Department of Public Policy and Administration
The Master of Public Administration (MPA) degree provides students with knowledge and skills needed for professional careers in public service. MPA students learn new techniques and add to their expertise in organizational and program management, policy analysis, and related areas with emphasis on policy and administrative issues in the North. Students specialize in one of the following emphasis areas: Public Management, Policy Analysis, Health Administration, or Criminal Justice.
Focus Areas and Core Curriculum
The Public Management emphasis is designed for those working for or planning to work for executive agencies of local, state, and federal government; for private, non-profit organizations; and in government relations units of private corporations. It provides basic tools of public management, understanding of the structure and processes of public organizations, and the history and context of the field of public administration.
6 hours of elective plus
The Health Administration emphasis prepares students to function as health administrators in state, local, or federal agencies, non-profit organizations, and private companies that do health-related work. Students develop knowledge and skills necessary for effective public management in the health care area: planning, decision-making, and managing people, money and programs.
3 hours of electives plus
The Policy Analysis emphasis is intended to provide the provide the professional staffs of executive and legislative departments of local, state, and federal governments with the capability to analyze the effects of a broad range of actual or hypothetical government policies. It emphasizes the application of economic analysis and other quantitative and qualitative methods to Alaska and national policy issues.
9 hours of electives plus
The Criminal Justice Emphasis provides graduates with the theoretical basis for management careers in the field of criminal justice. Students develop knowledge and skills necessary for effective public management: planning and decision making, managing people, money and programs. These skills are applicable in a wide spectrum of employment areas in law enforcement and the criminal justice system; and also prepare graduates seeking to earn a terminal degree in justice administration.
3 hours of electives plus
The UAA MPA Program is also now offering dual emphasis degrees! This will allow students to maximize their interests, and diversify their education, allowing for the best future career options. For more information please contact our graduate programs office: (907) 786-4171 or email@example.com.

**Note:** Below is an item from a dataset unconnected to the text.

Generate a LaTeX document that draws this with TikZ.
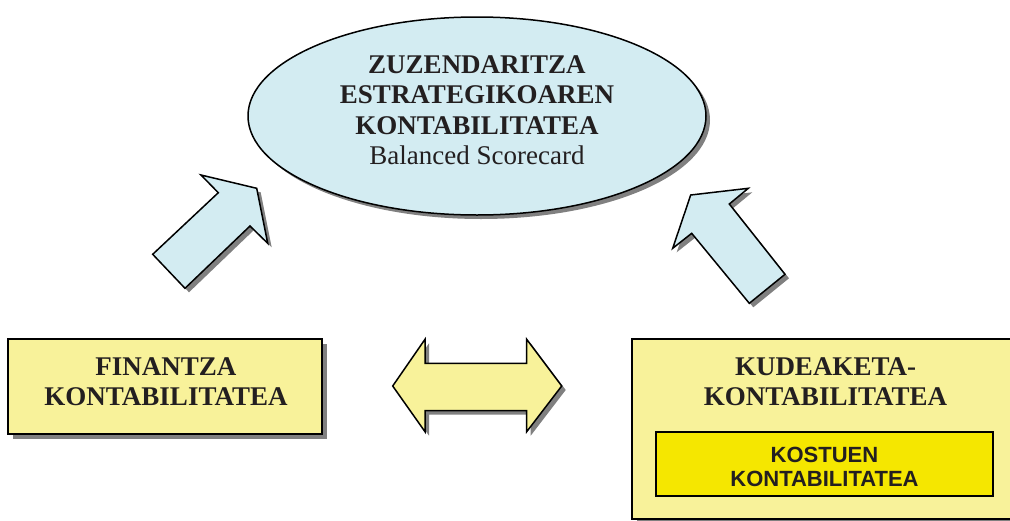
\documentclass[tikz,border=0pt]{standalone}
\usepackage{fontspec}
\setmainfont{Liberation Serif}
\newfontfamily\labelsans{Liberation Sans}
\usetikzlibrary{shapes.geometric}
\definecolor{paleblue}{HTML}{D3ECF2}
\definecolor{paleyellow}{HTML}{F8F29A}
\definecolor{brightyellow}{HTML}{F5E700}
\definecolor{shadowgray}{HTML}{808080}
\definecolor{ink}{HTML}{231F20}
\tikzset{
  outline/.style={draw=black, line width=1.5pt, line join=miter},
  titletext/.style={font=\fontsize{27}{30}\selectfont\bfseries, text=ink, inner sep=0pt, anchor=base},
  plaintext/.style={font=\fontsize{27}{30}\selectfont, text=ink, inner sep=0pt, anchor=base},
  sanstext/.style={font=\labelsans\fontsize{22}{24}\selectfont\bfseries, text=ink, inner sep=0pt, anchor=base},
}
\begin{document}
\begin{tikzpicture}[x=1pt, y=-1pt]
  \useasboundingbox (0,0) rectangle (1010,520);
  \clip (0,0) rectangle (1010,520);

  % central ellipse with drop shadow
  \fill[shadowgray] (481,120) ellipse [x radius=229, y radius=99];
  \node[ellipse, outline, fill=paleblue, minimum width=458pt, minimum height=198pt, inner sep=0pt] (bsc) at (477,116) {};
  \node[titletext] (bsc1) at (477,73) {ZUZENDARITZA};
  \node[titletext] (bsc2) at (477,103.5) {ESTRATEGIKOAREN};
  \node[titletext] (bsc3) at (477,134) {KONTABILITATEA};
  \node[plaintext] (bsc4) at (477,164.5) {Balanced Scorecard};

  % left block arrow pointing up-right
  \fill[shadowgray, shift={(4,4)}] (256.7,188.3) -- (267.7,243.3) -- (250,226) -- (185,288.3)
      -- (152.7,254.3) -- (218.3,192.7) -- (201,175) -- cycle;
  \filldraw[outline, fill=paleblue] (256.7,188.3) -- (267.7,243.3) -- (250,226) -- (185,288.3)
      -- (152.7,254.3) -- (218.3,192.7) -- (201,175) -- cycle;

  % right block arrow pointing up-left
  \fill[shadowgray, shift={(4,4)}] (690.7,195) -- (748.3,188.3) -- (729.3,204) -- (785,274.3)
      -- (749.3,303.3) -- (691.7,233.3) -- (672.7,248.3) -- cycle;
  \filldraw[outline, fill=paleblue] (690.7,195) -- (748.3,188.3) -- (729.3,204) -- (785,274.3)
      -- (749.3,303.3) -- (691.7,233.3) -- (672.7,248.3) -- cycle;

  % two-headed block arrow
  \fill[shadowgray, shift={(4,4)}] (392.7,386) -- (425,339.3) -- (425,363.3) -- (526.7,363.3)
      -- (526.7,339.3) -- (561.7,386) -- (526.7,431.7) -- (526.7,410.7) -- (425,410.7)
      -- (425,431.7) -- cycle;
  \filldraw[outline, fill=paleyellow] (392.7,386) -- (425,339.3) -- (425,363.3) -- (526.7,363.3)
      -- (526.7,339.3) -- (561.7,386) -- (526.7,431.7) -- (526.7,410.7) -- (425,410.7)
      -- (425,431.7) -- cycle;

  % financial accounting box
  \fill[shadowgray] (13,344) rectangle (327,439);
  \node[outline, fill=paleyellow, minimum width=314pt, minimum height=95pt, inner sep=0pt] (fin) at (165,386.5) {};
  \node[titletext] (fin1) at (166,375) {FINANTZA};
  \node[titletext] (fin2) at (166,405) {KONTABILITATEA};

  % management accounting box with cost accounting inside
  \fill[shadowgray] (637,344) rectangle (1023,524);
  \node[outline, fill=paleyellow, minimum width=386pt, minimum height=180pt, inner sep=0pt] (kud) at (825,429) {};
  \node[titletext] (kud1) at (825.5,375) {KUDEAKETA-};
  \node[titletext] (kud2) at (825.5,405) {KONTABILITATEA};
  \node[draw=black, line width=2.5pt, fill=brightyellow, minimum width=337pt, minimum height=64pt, inner sep=0pt] (kos) at (824.5,464) {};
  \node[sanstext] (kos1) at (824.5,462) {KOSTUEN};
  \node[sanstext] (kos2) at (824.5,486) {KONTABILITATEA};
\end{tikzpicture}
\end{document}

Public Administration Core Classes and Descriptions
PADM 601 Introduction to Pub Admin (Fall & Spring)
This introductory course gives an overview of the field of public administration and develops the analytical skills necessary for graduate studies. Emphasis is on understanding the underlying issues such as power, decision-making, ways of knowing, measurement, organizational structure, accountability, and learning to use the theoretical models in actual situations.
PADM 602 – Seminar In Public Management(Fall & Spring)
This is a very hands on class in which students design projects relevant to their work which demonstrate their achievement of 11 learning objectives for time management; identifying personal management styles and values; developing personal work performance measures; creating management charts; interpersonal and group skills; and oral presentations.
PADM 604 – Research Methods in Administration(Spring)
This class covers empirical methods and techniques necessary for administrators to understand complex research on public issues. Emphasis is on design of research, data collection and analysis methods, survey sampling, and statistical analysis including use of computers in data analysis.
PADM 606 – The Policymaking Process(Fall)
After developing a general framework, this class focuses on specific aspects of policymaking. These include the process of setting the policy agenda; the impact of the various stakeholders in the policymaking process; the relationship between policy sciences and democracy; and finally, the role of citizens in the policymaking process.
PADM 620 – Internship in Administration/Policy(Offered as demand warrants)
Applied work experience in public administration or policy analysis. The course consists of the equivalent of three months of full-time work in an approved state, federal, local, or private agency, under the supervision of a senior agency employee in cooperation with a faculty advisor. An internship journal and a final internship report are required.
PADM 628 – Administration of Financial Resources(Spring)
Five general topics are covered in this class: budgeting, policymaking, accounting, financing, and managing. Specific topics covered include: types of budgets and stages in the budgetary process; the relationship of economics to public budgets; the different types of government funds and financial accounting systems; and different types of revenue sources for public agencies and non-profits. Cases will help managers deal with the technical and political challenges inherent in managing budgets in the public sector.
PADM 659 – Public Administration Capstone(Currently this is offered in the Spring. If you are interested in taking this during the Fall semester please email Dr. Greg Protasel GP@uaa.alaska.edu)
Capstone course for master of public administration program. Includes in-depth discussions of case studies illustrating problems of organizational change, decision making, problem solving, and the interrelated processes of policy formulation, implementation, and evaluation. Emphasis is on student participation, including presentation of a major policy or administrative report.
ECON 625 – Economics and Public Policy(Fall)
Examines economics both as a determinant of public policy and as a tool of public administration. Topics include how markets allocate resources; role of government in a market economy; market failures and responses to them; problems of efficiency vs. equity; and application of microeconomic tools to analysis of Alaska and national policy issues.